DIRECTION. Retype, please, the listing from its opening line through the line that contains "import plotly.graph_objects as go", both included, without the pictures.

GIVEN INFORMATION.
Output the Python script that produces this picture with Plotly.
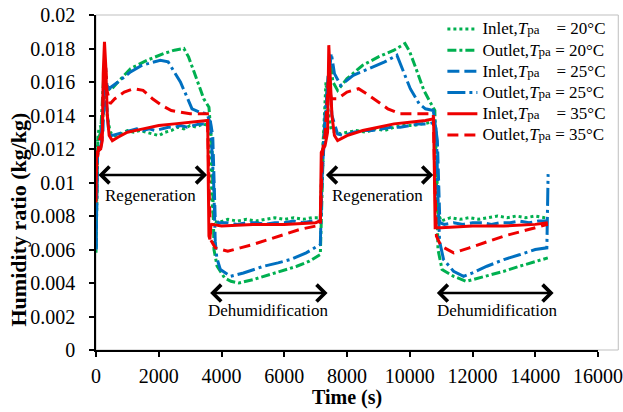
import plotly.graph_objects as go

# ---- measured humidity ratio (kg/kg) vs time (s) ----
# Inlet, Tpa = 20 C
t_in20 = [0, 30, 60, 100, 200, 260, 300, 360, 450, 600, 800, 1000, 1200, 1400, 1600, 1800,
          2000, 2200, 2400, 2600, 2800, 3000, 3200, 3400, 3600, 3650, 3700, 3750, 3900, 4200,
          4500, 4800, 5100, 5400, 5700, 6000, 6300, 6600, 6900, 7150, 7200, 7250, 7330, 7400,
          7500, 7650, 7800, 8000, 8300, 8600, 8900, 9200, 9500, 9800, 10100, 10400, 10700,
          10800, 10850, 10900, 11000, 11300, 11600, 11900, 12200, 12500, 12800, 13100, 13400,
          13700, 14000, 14300, 14400]
w_in20 = [0.0058, 0.0100, 0.0127, 0.0133, 0.0134, 0.0150, 0.0158, 0.0140, 0.0130, 0.0128,
          0.0129, 0.0131, 0.0130, 0.0131, 0.0130, 0.0129, 0.0128, 0.0130, 0.0131, 0.0133,
          0.0132, 0.0134, 0.0133, 0.0135, 0.0134, 0.0118, 0.0088, 0.0077, 0.0076, 0.0078,
          0.0077, 0.0078, 0.0077, 0.0078, 0.0079, 0.0078, 0.0079, 0.0078, 0.0079, 0.0079,
          0.0112, 0.0128, 0.0160, 0.0142, 0.0131, 0.0130, 0.0129, 0.0130, 0.0131, 0.0130,
          0.0132, 0.0131, 0.0133, 0.0134, 0.0134, 0.0135, 0.0136, 0.0135, 0.0115, 0.0082,
          0.0077, 0.0079, 0.0078, 0.0079, 0.0078, 0.0079, 0.0080, 0.0079, 0.0080, 0.0079,
          0.0080, 0.0079, 0.0079]

# Outlet, Tpa = 20 C
t_out20 = [0, 50, 150, 250, 320, 460, 700, 1100, 1630, 2160, 2500, 2800, 2950, 3115, 3300,
           3434, 3600, 3700, 3760, 3860, 4100, 4300, 4550, 5000, 5350, 5900, 6400, 6800,
           7150, 7200, 7250, 7350, 7450, 7550, 7700, 8000, 8500, 9000, 9500, 9850, 10000,
           10200, 10450, 10650, 10800, 10850, 10900, 11030, 11400, 11800, 12000, 12460,
           13000, 13500, 14000, 14400]
w_out20 = [0.0060, 0.0125, 0.0130, 0.0165, 0.0158, 0.0155, 0.0160, 0.0168, 0.0173, 0.0177,
           0.0179, 0.0180, 0.0175, 0.0166, 0.0157, 0.0150, 0.0145, 0.0120, 0.0060, 0.0050,
           0.0043, 0.0041, 0.0040, 0.0042, 0.0044, 0.0047, 0.0050, 0.0053, 0.0057, 0.0090,
           0.0125, 0.0150, 0.0175, 0.0160, 0.0155, 0.0162, 0.0170, 0.0175, 0.0179, 0.0183,
           0.0178, 0.0168, 0.0155, 0.0148, 0.0143, 0.0100, 0.0060, 0.0048, 0.0044, 0.0041,
           0.0042, 0.0044, 0.0047, 0.0050, 0.0053, 0.0055]

# Inlet, Tpa = 25 C
t_in25 = [0, 40, 80, 150, 220, 270, 320, 400, 500, 700, 900, 1100, 1300, 1500, 1700, 1900,
          2100, 2300, 2500, 2700, 2900, 3100, 3300, 3500, 3650, 3720, 3760, 3800, 3900, 4200,
          4500, 4800, 5100, 5400, 5700, 6000, 6300, 6600, 6900, 7150, 7210, 7280, 7350, 7420,
          7520, 7700, 7900, 8200, 8500, 8800, 9100, 9400, 9700, 10000, 10300, 10600, 10800,
          10880, 10920, 10960, 11100, 11400, 11700, 12000, 12300, 12600, 12900, 13200, 13500,
          13800, 14100, 14400]
w_in25 = [0.0060, 0.0115, 0.0119, 0.0121, 0.0130, 0.0160, 0.0150, 0.0132, 0.0128, 0.0129,
          0.0130, 0.0131, 0.0132, 0.0131, 0.0132, 0.0131, 0.0132, 0.0133, 0.0133, 0.0134,
          0.0133, 0.0134, 0.0135, 0.0135, 0.0136, 0.0128, 0.0100, 0.0078, 0.0076, 0.0076,
          0.0075, 0.0076, 0.0076, 0.0075, 0.0076, 0.0076, 0.0077, 0.0076, 0.0077, 0.0077,
          0.0105, 0.0125, 0.0150, 0.0170, 0.0140, 0.0129, 0.0128, 0.0130, 0.0131, 0.0131,
          0.0132, 0.0133, 0.0133, 0.0134, 0.0135, 0.0135, 0.0136, 0.0125, 0.0095, 0.0076,
          0.0075, 0.0076, 0.0075, 0.0076, 0.0076, 0.0075, 0.0076, 0.0076, 0.0077, 0.0076,
          0.0077, 0.0077]

# Outlet, Tpa = 25 C
t_out25 = [0, 50, 150, 250, 300, 350, 410, 700, 1100, 1470, 2050, 2300, 2430, 2690, 2900,
           3060, 3300, 3540, 3650, 3750, 3800, 3850, 3965, 4280, 4700, 5345, 5800, 6195,
           6700, 7150, 7200, 7300, 7400, 7500, 7600, 7800, 8200, 8700, 9200, 9590, 9800,
           10017, 10300, 10500, 10750, 10850, 10900, 10950, 11078, 11396, 11715, 12000,
           12460, 13000, 13520, 14000, 14370, 14400, 14410]
w_out25 = [0.0060, 0.0118, 0.0122, 0.0160, 0.0170, 0.0158, 0.0156, 0.0160, 0.0166, 0.0170,
           0.0173, 0.0172, 0.0168, 0.0160, 0.0151, 0.0144, 0.0142, 0.0141, 0.0135, 0.0100,
           0.0065, 0.0055, 0.0048, 0.0044, 0.0046, 0.0050, 0.0052, 0.0054, 0.0058, 0.0063,
           0.0100, 0.0140, 0.0160, 0.0177, 0.0165, 0.0158, 0.0164, 0.0168, 0.0172, 0.0176,
           0.0166, 0.0156, 0.0147, 0.0144, 0.0143, 0.0130, 0.0090, 0.0065, 0.0054, 0.0047,
           0.0044, 0.0046, 0.0050, 0.0054, 0.0057, 0.0060, 0.0061, 0.0085, 0.0105]

# Inlet, Tpa = 35 C
t_in35 = [0, 20, 150, 200, 230, 270, 310, 360, 420, 520, 700, 1000, 1500, 2000, 2500, 3000,
          3500, 3560, 3580, 3600, 3630, 3660, 3700, 4000, 5000, 6000, 7000, 7150, 7180, 7300,
          7380, 7420, 7460, 7520, 7600, 7700, 8000, 8500, 9000, 9500, 10000, 10500, 10760,
          10790, 10810, 11000, 12000, 13000, 14000, 14400]
w_in35 = [0.0088, 0.0118, 0.0120, 0.0125, 0.0165, 0.0184, 0.0170, 0.0140, 0.0128, 0.0125,
          0.0127, 0.0130, 0.0132, 0.0134, 0.0135, 0.0136, 0.0137, 0.0137, 0.0100, 0.0068,
          0.0066, 0.0074, 0.0075, 0.0074, 0.0075, 0.0075, 0.0076, 0.0077, 0.0118, 0.0122,
          0.0130, 0.0182, 0.0165, 0.0140, 0.0128, 0.0125, 0.0128, 0.0131, 0.0133, 0.0135,
          0.0136, 0.0137, 0.0138, 0.0100, 0.0073, 0.0073, 0.0074, 0.0074, 0.0075, 0.0076]

# Outlet, Tpa = 35 C
t_out35 = [0, 100, 200, 250, 300, 350, 450, 600, 900, 1200, 1500, 1800, 2100, 2400, 2700,
           3000, 3300, 3550, 3600, 3650, 3800, 4200, 4600, 5000, 5500, 6000, 6500, 7000,
           7150, 7200, 7250, 7300, 7400, 7500, 7700, 8000, 8370, 8700, 9000, 9300, 9700,
           10200, 10750, 10800, 10850, 11000, 11400, 11900, 12500, 13000, 13600, 14000, 14400]
w_out35 = [0.0105, 0.0125, 0.0130, 0.0165, 0.0172, 0.0155, 0.0147, 0.0150, 0.0154, 0.0156,
           0.0155, 0.0150, 0.0146, 0.0143, 0.0142, 0.0141, 0.0141, 0.0141, 0.0100, 0.0066,
           0.0061, 0.0059, 0.0061, 0.0063, 0.0066, 0.0069, 0.0072, 0.0074, 0.0075, 0.0110,
           0.0125, 0.0128, 0.0160, 0.0150, 0.0150, 0.0154, 0.0156, 0.0152, 0.0148, 0.0144,
           0.0141, 0.0141, 0.0141, 0.0100, 0.0068, 0.0062, 0.0058, 0.0061, 0.0065, 0.0068,
           0.0071, 0.0073, 0.0075]

# ---- axis ticks ----
x_ticks = [0, 2000, 4000, 6000, 8000, 10000, 12000, 14000, 16000]
x_tick_labels = ["0", "2000", "4000", "6000", "8000", "10000", "12000", "14000", "16000"]
y_ticks = [0, 0.002, 0.004, 0.006, 0.008, 0.01, 0.012, 0.014, 0.016, 0.018, 0.02]
y_tick_labels = ["0", "0.002", "0.004", "0.006", "0.008", "0.01", "0.012", "0.014",
                 "0.016", "0.018", "0.02"]

# ---- operating phases: arrow span, arrow height, label position ----
phase_names = ["Regeneration", "Dehumidification", "Regeneration", "Dehumidification"]
phase_x0 = [30, 3590, 7280, 10815]
phase_x1 = [3540, 7380, 10750, 14585]
phase_y = [0.01045, 0.0034, 0.01045, 0.0034]
phase_text_x = [1730, 5490, 8980, 12780]
phase_text_y = [0.00925, 0.00233, 0.00925, 0.00233]

GREEN = "#00B050"
BLUE = "#0070C0"
RED = "#EE0000"
FONT = "Liberation Serif, Times New Roman, serif"
NB = "\u00a0"


def legend_label(kind, gap, temp):
    # legend rows are laid out on a 14px line; the visible text is set at 17px
    return (f'<span style="font-size:17px">{kind},<i>T</i></span>'
            f'<span style="font-size:13px">pa</span>'
            f'<span style="font-size:17px">{NB * gap}= {temp}°C</span>')


series = [
    (t_in20, w_in20, legend_label("Inlet", 4, 20), GREEN, "dot"),
    (t_out20, w_out20, legend_label("Outlet", 1, 20), GREEN, "dashdot"),
    (t_in25, w_in25, legend_label("Inlet", 4, 25), BLUE, "12px,5px"),
    (t_out25, w_out25, legend_label("Outlet", 1, 25), BLUE, "18px,4px,3px,4px"),
    (t_in35, w_in35, legend_label("Inlet", 4, 35), RED, "solid"),
    (t_out35, w_out35, legend_label("Outlet", 1, 35), RED, "11px,6px"),
]

fig = go.Figure()
for t, w, name, color, dash in series:
    assert len(t) == len(w), name
    fig.add_trace(go.Scatter(
        x=t, y=w, mode="lines", name=name,
        line=dict(color=color, width=3, dash=dash),
    ))

# double-headed phase arrows and their labels
for name, x0, x1, ya, xt, yt in zip(phase_names, phase_x0, phase_x1, phase_y,
                                    phase_text_x, phase_text_y):
    fig.add_annotation(
        x=x1, y=ya, ax=x0, ay=ya, xref="x", yref="y", axref="x", ayref="y",
        text="", showarrow=True, arrowhead=4, arrowside="end+start",
        arrowsize=1.3, arrowwidth=2.5, arrowcolor="black", standoff=0, startstandoff=0,
    )
    fig.add_annotation(
        x=xt, y=yt, xref="x", yref="y", text=name, showarrow=False,
        font=dict(family=FONT, size=17, color="black"),
    )

# axis titles
fig.add_annotation(
    x=0.5, y=0, xref="paper", yref="paper", xanchor="center", yanchor="middle",
    yshift=-47, text="<b>Time (s)</b>", showarrow=False,
    font=dict(family=FONT, size=20, color="black"),
)
fig.add_annotation(
    x=0, y=0.5, xref="paper", yref="paper", xanchor="center", yanchor="middle",
    xshift=-78, yshift=-37, text="<b>Humidity ratio (kg/kg)</b>", textangle=-90,
    showarrow=False, font=dict(family=FONT, size=22, color="black"),
)

# plot-area outline (extends a little past the last x tick)
fig.add_shape(type="rect", xref="paper", yref="paper", x0=0, x1=1.0404, y0=0, y1=1,
              line=dict(color="#BFBFBF", width=1), layer="below")

fig.update_layout(
    width=623, height=412, autosize=False,
    margin=dict(l=96, r=25, t=15, b=62, pad=0, autoexpand=False),
    paper_bgcolor="white", plot_bgcolor="white",
    font=dict(family=FONT, size=20, color="black"),
    showlegend=True,
    legend=dict(
        x=0.690, y=1.005, xanchor="left", yanchor="top",
        bgcolor="rgba(0,0,0,0)", borderwidth=0,
        font=dict(family=FONT, size=14, color="black"),
        itemwidth=30, tracegroupgap=0,
    ),
    xaxis=dict(
        range=[0, 16000], tickvals=x_ticks, ticktext=x_tick_labels, automargin=False,
        showgrid=False, zeroline=False, showline=True, linecolor="black", linewidth=1.5,
        ticks="outside", ticklen=5, tickwidth=1.5, tickcolor="black", ticklabelstandoff=2,
        tickfont=dict(family=FONT, size=20, color="black"),
    ),
    yaxis=dict(
        range=[0, 0.02], tickvals=y_ticks, ticktext=y_tick_labels, automargin=False,
        showgrid=False, zeroline=False, showline=True, linecolor="black", linewidth=1.5,
        ticks="outside", ticklen=5, tickwidth=1.5, tickcolor="black", ticklabelstandoff=10,
        tickfont=dict(family=FONT, size=20, color="black"),
    ),
)

fig.write_html("out.html")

RESPONSE TO THE TASK.
Output the Python script that produces this picture with Plotly.
import plotly.graph_objects as go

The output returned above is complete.